GOAL. With the pictures left out, copy the listing below exactly.

————

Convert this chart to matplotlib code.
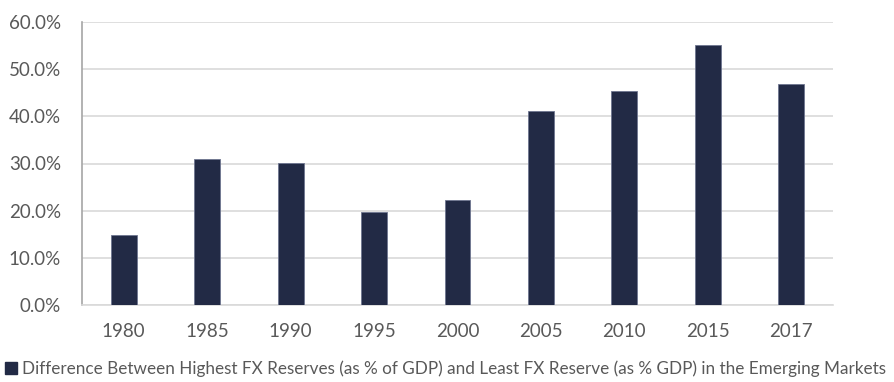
import matplotlib.pyplot as plt
from matplotlib.patches import Patch
from matplotlib.ticker import PercentFormatter

plt.rcParams['font.family'] = ['Lato', 'DejaVu Sans']

years = ['1980', '1985', '1990', '1995', '2000', '2005', '2010', '2015', '2017']
diff = [14.8, 30.9, 30.1, 19.7, 22.2, 41.1, 45.3, 55.2, 46.8]
label = 'Difference Between Highest FX Reserves (as % of GDP) and Least FX Reserve (as % GDP) in the Emerging Markets'

bar_color = '#222A45'
text_color = '#595959'

fig = plt.figure(figsize=(8.94, 3.82), dpi=100)
ax = fig.add_axes([82 / 894, 1 - 305 / 382, 751 / 894, 283 / 382])

ax.bar(range(len(years)), diff, width=0.31, color=bar_color, edgecolor='#6E7590', linewidth=0.6, zorder=3)

ax.set_xlim(-0.5, len(years) - 0.5)
ax.set_ylim(0, 60)
ax.set_yticks(range(0, 61, 10))
ax.yaxis.set_major_formatter(PercentFormatter(decimals=1))
ax.set_xticks(range(len(years)))
ax.set_xticklabels(years)

ax.grid(axis='y', color='#D9D9D9', linewidth=1.2, zorder=0)
for s in ['top', 'right']:
    ax.spines[s].set_visible(False)
ax.spines['left'].set_color('#A6A6A6')
ax.spines['left'].set_linewidth(1.2)
ax.spines['bottom'].set_color('#D9D9D9')
ax.spines['bottom'].set_linewidth(1.2)
ax.tick_params(length=0, colors=text_color, labelsize=13.5)
ax.tick_params(axis='y', pad=15)
ax.tick_params(axis='x', pad=13)

fig.legend(handles=[Patch(color=bar_color)], labels=[label], loc='lower left',
           bbox_to_anchor=(0, 0), frameon=False, fontsize=12.3,
           handlelength=0.7, handleheight=0.7, handletextpad=0.3,
           labelcolor=text_color, borderaxespad=0.1, borderpad=0.2)

fig.savefig('out.png', dpi=100)
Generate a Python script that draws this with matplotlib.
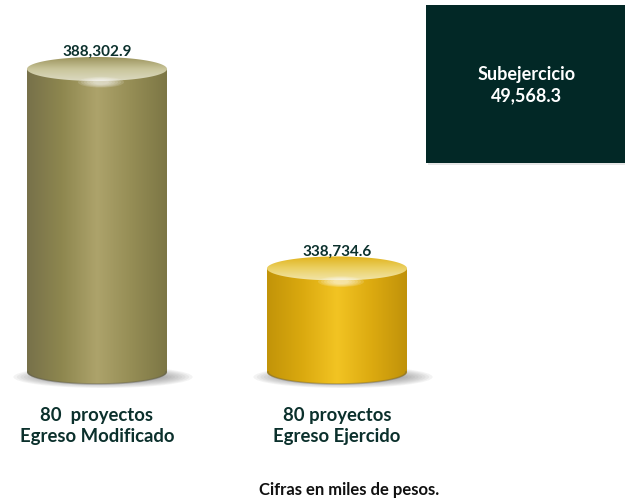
import numpy as np
import matplotlib.pyplot as plt
from matplotlib.patches import Ellipse, Rectangle, PathPatch
from matplotlib.path import Path
from matplotlib.colors import LinearSegmentedColormap

plt.rcParams['font.family'] = ['Lato', 'DejaVu Sans']

# data
labels = ['80  proyectos\nEgreso Modificado', '80 proyectos\nEgreso Ejercido']
values = [388302.9, 338734.6]
sub_label = 'Subejercicio'
sub_value = 49568.3
note = 'Cifras en miles de pesos.'
base = 313000  # truncated baseline of the value axis

text_col = '#0b302c'
body_cols = [['#77714a', '#8e874f', '#ada36b', '#958d55', '#7c7645'],
             ['#c29409', '#daa90f', '#f2c423', '#dcaa10', '#c0920a']]
cap_cols = [['#dcdac2', '#c9c59a', '#9b935c'],
            ['#f1e4a8', '#ebd062', '#e0b21a']]

fig = plt.figure(figsize=(6.25, 5.01), dpi=100)
ax = fig.add_axes([0, 0, 1, 1])
ax.axis('off')

per_px = (values[0] - base) / 303
xs = [97, 337]
w = 140
eh = 24 * per_px


def clipped_gradient(grad, extent, cols, verts, z):
    cmap = LinearSegmentedColormap.from_list('c', cols)
    im = ax.imshow(grad, extent=extent, cmap=cmap, aspect='auto', zorder=z,
                   interpolation='bicubic', vmin=0, vmax=1)
    codes = [Path.MOVETO] + [Path.LINETO] * (len(verts) - 2) + [Path.CLOSEPOLY]
    clip = PathPatch(Path(verts, codes), transform=ax.transData, facecolor='none', edgecolor='none')
    ax.add_patch(clip)
    im.set_clip_path(clip)


def cylinder(xc, val, cols, cap):
    # soft shadow, offset to the right
    for k in range(10):
        ax.add_patch(Ellipse((xc + 6, base - 5 * per_px), w * 1.28 - k * 7, (22 - k * 1.6) * per_px,
                             facecolor='#6f6f6f', edgecolor='none', alpha=0.08, zorder=1))
    t = np.linspace(np.pi, 2 * np.pi, 60)
    body = ([(xc - w / 2, val)] + list(zip(xc + w / 2 * np.cos(t), base + eh / 2 * np.sin(t)))
            + [(xc + w / 2, val), (xc - w / 2, val)])
    clipped_gradient(np.linspace(0, 1, 256)[None, :], [xc - w / 2, xc + w / 2, base - eh / 2, val],
                     cols, body, 2)
    # dark rim at the bottom
    ax.plot(xc + (w / 2 - 1) * np.cos(t), base + eh / 2 * np.sin(t), color='#555', lw=1.2, alpha=0.35, zorder=3)
    # top cap with vertical gradient
    t2 = np.linspace(0, 2 * np.pi, 120)
    capv = list(zip(xc + w / 2 * np.cos(t2), val + eh / 2 * np.sin(t2)))
    clipped_gradient(np.linspace(1, 0, 256)[:, None], [xc - w / 2, xc + w / 2, val - eh / 2, val + eh / 2],
                     cap, capv, 3)
    # highlight just below the front edge
    for k in range(6):
        ax.add_patch(Ellipse((xc + 4, val - eh * 0.55), 46 - k * 6, eh * (0.45 - k * 0.05),
                             facecolor='white', edgecolor='none', alpha=0.14, zorder=4))


for xc, v, cols, cap in zip(xs, values, body_cols, cap_cols):
    cylinder(xc, v, cols, cap)
    ax.text(xc, v + 17 * per_px, f'{v:,.1f}', ha='center', va='center', fontsize=11,
            fontweight='bold', color=text_col, zorder=5)

ax.set_xlim(0, 625)
ax.set_ylim(base - 129 * per_px, base + 372 * per_px)

for xc, lab in zip(xs, labels):
    fig.text(xc / 625, 1 - 426 / 501, lab, ha='center', va='center', fontsize=13.3,
             fontweight='bold', color=text_col, linespacing=1.3)

fig.text(349 / 625, 1 - 490 / 501, note, ha='center', va='center', fontsize=12,
         fontweight='bold', color='#111111')

# subejercicio box
fig.add_artist(Rectangle((428 / 625, 1 - 165 / 501), 197 / 625, 160 / 501, transform=fig.transFigure,
                         facecolor='#e6e6e6', edgecolor='none', zorder=0))
fig.add_artist(Rectangle((426 / 625, 1 - 163 / 501), 199 / 625, 158 / 501, transform=fig.transFigure,
                         facecolor='#022826', edgecolor='none', zorder=1))
fig.text(527 / 625, 1 - 85 / 501, f'{sub_label}\n{sub_value:,.1f}', ha='center', va='center',
         fontsize=13, fontweight='bold', color='white', linespacing=1.35, zorder=2)

fig.savefig('out.png', dpi=100, facecolor='white')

————

THE OUTPUT.
Convert this chart to matplotlib code.
import matplotlib.pyplot as plt
from matplotlib.patches import Patch
from matplotlib.ticker import PercentFormatter

plt.rcParams['font.family'] = ['Lato', 'DejaVu Sans']

years = ['1980', '1985', '1990', '1995', '2000', '2005', '2010', '2015', '2017']
diff = [14.8, 30.9, 30.1, 19.7, 22.2, 41.1, 45.3, 55.2, 46.8]
label = 'Difference Between Highest FX Reserves (as % of GDP) and Least FX Reserve (as % GDP) in the Emerging Markets'

bar_color = '#222A45'
text_color = '#595959'

fig = plt.figure(figsize=(8.94, 3.82), dpi=100)
ax = fig.add_axes([82 / 894, 1 - 305 / 382, 751 / 894, 283 / 382])

ax.bar(range(len(years)), diff, width=0.31, color=bar_color, edgecolor='#6E7590', linewidth=0.6, zorder=3)

ax.set_xlim(-0.5, len(years) - 0.5)
ax.set_ylim(0, 60)
ax.set_yticks(range(0, 61, 10))
ax.yaxis.set_major_formatter(PercentFormatter(decimals=1))
ax.set_xticks(range(len(years)))
ax.set_xticklabels(years)

ax.grid(axis='y', color='#D9D9D9', linewidth=1.2, zorder=0)
for s in ['top', 'right']:
    ax.spines[s].set_visible(False)
ax.spines['left'].set_color('#A6A6A6')
ax.spines['left'].set_linewidth(1.2)
ax.spines['bottom'].set_color('#D9D9D9')
ax.spines['bottom'].set_linewidth(1.2)
ax.tick_params(length=0, colors=text_color, labelsize=13.5)
ax.tick_params(axis='y', pad=15)
ax.tick_params(axis='x', pad=13)

fig.legend(handles=[Patch(color=bar_color)], labels=[label], loc='lower left',
           bbox_to_anchor=(0, 0), frameon=False, fontsize=12.3,
           handlelength=0.7, handleheight=0.7, handletextpad=0.3,
           labelcolor=text_color, borderaxespad=0.1, borderpad=0.2)

fig.savefig('out.png', dpi=100)
Generate a Python script that draws this with matplotlib.
import numpy as np
import matplotlib.pyplot as plt
from matplotlib.patches import Ellipse, Rectangle, PathPatch
from matplotlib.path import Path
from matplotlib.colors import LinearSegmentedColormap

plt.rcParams['font.family'] = ['Lato', 'DejaVu Sans']

# data
labels = ['80  proyectos\nEgreso Modificado', '80 proyectos\nEgreso Ejercido']
values = [388302.9, 338734.6]
sub_label = 'Subejercicio'
sub_value = 49568.3
note = 'Cifras en miles de pesos.'
base = 313000  # truncated baseline of the value axis

text_col = '#0b302c'
body_cols = [['#77714a', '#8e874f', '#ada36b', '#958d55', '#7c7645'],
             ['#c29409', '#daa90f', '#f2c423', '#dcaa10', '#c0920a']]
cap_cols = [['#dcdac2', '#c9c59a', '#9b935c'],
            ['#f1e4a8', '#ebd062', '#e0b21a']]

fig = plt.figure(figsize=(6.25, 5.01), dpi=100)
ax = fig.add_axes([0, 0, 1, 1])
ax.axis('off')

per_px = (values[0] - base) / 303
xs = [97, 337]
w = 140
eh = 24 * per_px


def clipped_gradient(grad, extent, cols, verts, z):
    cmap = LinearSegmentedColormap.from_list('c', cols)
    im = ax.imshow(grad, extent=extent, cmap=cmap, aspect='auto', zorder=z,
                   interpolation='bicubic', vmin=0, vmax=1)
    codes = [Path.MOVETO] + [Path.LINETO] * (len(verts) - 2) + [Path.CLOSEPOLY]
    clip = PathPatch(Path(verts, codes), transform=ax.transData, facecolor='none', edgecolor='none')
    ax.add_patch(clip)
    im.set_clip_path(clip)


def cylinder(xc, val, cols, cap):
    # soft shadow, offset to the right
    for k in range(10):
        ax.add_patch(Ellipse((xc + 6, base - 5 * per_px), w * 1.28 - k * 7, (22 - k * 1.6) * per_px,
                             facecolor='#6f6f6f', edgecolor='none', alpha=0.08, zorder=1))
    t = np.linspace(np.pi, 2 * np.pi, 60)
    body = ([(xc - w / 2, val)] + list(zip(xc + w / 2 * np.cos(t), base + eh / 2 * np.sin(t)))
            + [(xc + w / 2, val), (xc - w / 2, val)])
    clipped_gradient(np.linspace(0, 1, 256)[None, :], [xc - w / 2, xc + w / 2, base - eh / 2, val],
                     cols, body, 2)
    # dark rim at the bottom
    ax.plot(xc + (w / 2 - 1) * np.cos(t), base + eh / 2 * np.sin(t), color='#555', lw=1.2, alpha=0.35, zorder=3)
    # top cap with vertical gradient
    t2 = np.linspace(0, 2 * np.pi, 120)
    capv = list(zip(xc + w / 2 * np.cos(t2), val + eh / 2 * np.sin(t2)))
    clipped_gradient(np.linspace(1, 0, 256)[:, None], [xc - w / 2, xc + w / 2, val - eh / 2, val + eh / 2],
                     cap, capv, 3)
    # highlight just below the front edge
    for k in range(6):
        ax.add_patch(Ellipse((xc + 4, val - eh * 0.55), 46 - k * 6, eh * (0.45 - k * 0.05),
                             facecolor='white', edgecolor='none', alpha=0.14, zorder=4))


for xc, v, cols, cap in zip(xs, values, body_cols, cap_cols):
    cylinder(xc, v, cols, cap)
    ax.text(xc, v + 17 * per_px, f'{v:,.1f}', ha='center', va='center', fontsize=11,
            fontweight='bold', color=text_col, zorder=5)

ax.set_xlim(0, 625)
ax.set_ylim(base - 129 * per_px, base + 372 * per_px)

for xc, lab in zip(xs, labels):
    fig.text(xc / 625, 1 - 426 / 501, lab, ha='center', va='center', fontsize=13.3,
             fontweight='bold', color=text_col, linespacing=1.3)

fig.text(349 / 625, 1 - 490 / 501, note, ha='center', va='center', fontsize=12,
         fontweight='bold', color='#111111')

# subejercicio box
fig.add_artist(Rectangle((428 / 625, 1 - 165 / 501), 197 / 625, 160 / 501, transform=fig.transFigure,
                         facecolor='#e6e6e6', edgecolor='none', zorder=0))
fig.add_artist(Rectangle((426 / 625, 1 - 163 / 501), 199 / 625, 158 / 501, transform=fig.transFigure,
                         facecolor='#022826', edgecolor='none', zorder=1))
fig.text(527 / 625, 1 - 85 / 501, f'{sub_label}\n{sub_value:,.1f}', ha='center', va='center',
         fontsize=13, fontweight='bold', color='white', linespacing=1.35, zorder=2)

fig.savefig('out.png', dpi=100, facecolor='white')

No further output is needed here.